Per il resto, a vincere sono sempre lo spettacolo infimo e le polemiche. Qualche giorno fa ho sentito un opinionista furioso contro tutti coloro che provano disaffezione verso il festival; c’è invece da ravvisare che non sono in pochi a tenersene distanti, probabilmente considerando il tutto un fenomeno di costume, più che un luogo di alta fruizione culturale. Dopotutto, quando l’idea che concorrenti, ospiti e organizzatori hanno di cultura – che etimologicamente indica il “coltivare” – corrisponde ad accrescere ciò che di peggio c’è in noi (episodi di oltraggiosa bassezza sono stati frequenti anche quest’anno), allora è opportuno centellinarne la visione. L’auspicio è che non debba essere ogni anno così!
A distanza di tempo, la tua esperienza a Sanremo Giovani 2020 cosa ti ha lasciato?

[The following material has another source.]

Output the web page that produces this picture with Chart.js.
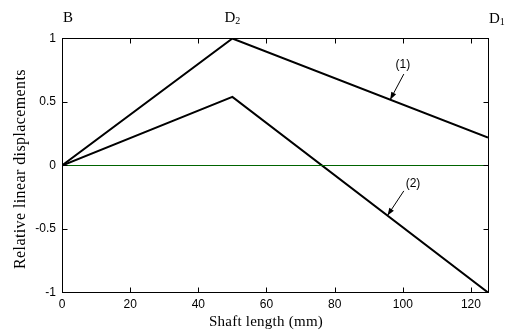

Il brano “Margherita” fu tra i sessanta selezionati. Poi non raggiunsi l’ulteriore scrematura (quella televisiva). La “Rotbaum Records”, casa discografica dei miei amici e collaboratori, si era appena formata: fummo felici del traguardo. Cercai di sbrigare tutto l’interminabile iter burocratico in pochissimi giorni, occupato tra studio e attività lavorative. Inoltre, dovetti fare un veloce ma intenso lavoro su me stesso, per superare lo stato d’ansia che mi generava (e mi genera tuttora) la visione delle telecamere. Sembrerà strano, ma negli anni ho involontariamente maturato questa sorta di, chiamiamola pure, “avversione”. In quell’occasione riuscii ad abbattere questo timore.

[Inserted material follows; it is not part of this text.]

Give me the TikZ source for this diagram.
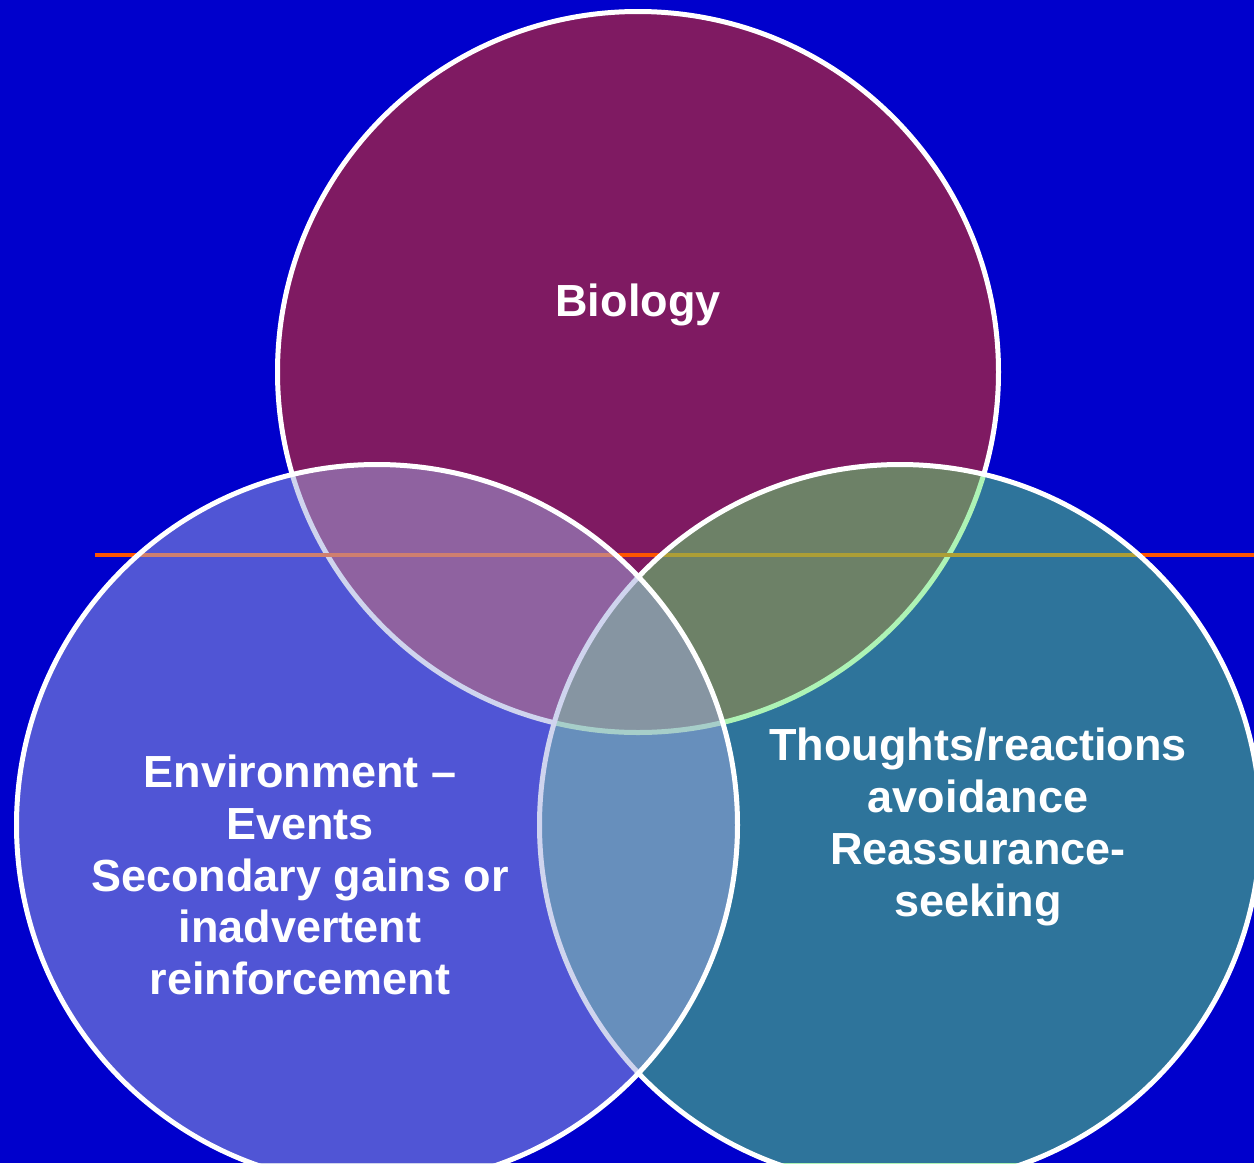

In generale, cosa pensi dell’attuale panorama musicale?
È vastissimo, difficile darne un giudizio unitario. Spesso si trovano bellezza, conforto e veracità anche tra parole e note di autori poco conosciuti, del passato e del presente. Bisogna avere la pazienza di ricercare. Il cantante, ricordava Sgalambro, può convincere delle sue tesi senza argomentarle. Il filosofo no. Questa è una grossissima responsabilità, di cui pochi autori e interpreti sono consapevoli. Ad oggi, c’è bisogno di una musica che pensi.